# N-Ext Sea-K and N-Ext RGS



## turfnsurf (Apr 29, 2020)

This might be a bad assumption, but on this forum, I've read a lot of posts about people apply humic acid and sea kelp (or humic acid with sea kelp).

With respect to what N-Ext offers, their RGS is 3% sea kelp extract. I am _assuming_ that people who buy their products and say that they apply humic acid and sea kelp are referring to N-Ext's Humc12 and RGS products.

Looking at their site though, I did see that they also offer what appears to be more of a full fledged sea kelp product, called N-Ext Sea-K.
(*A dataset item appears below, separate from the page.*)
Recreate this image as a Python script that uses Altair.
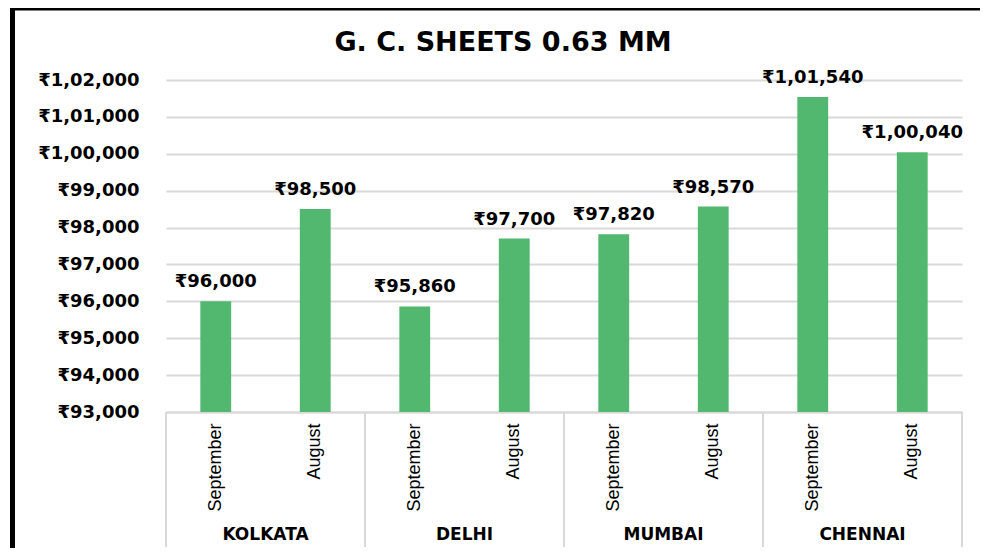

I've heard a lot about people using the Humic12 and RGS combo (since they can be bought together this way). But it made me wonder if anyone had actually used this other product, and if so, do they use that in lieu of the RGS or as an additional app possibly.


----------



## VALawnNoob (Jun 9, 2020)

I use Kelp4Less and mix my own. I have since bought RGS and prefer it a bit more from ease of use perspective. I think the HA in N-EXT is better than K4L but can't see the other differences. These days I supplement my GCT products with K4L ingredients as needed but not sure I would continue to do so unless I find 2 for 1 deals. The hassle of storing properly, measure, mix and then clog issue just isn't worth it.


----------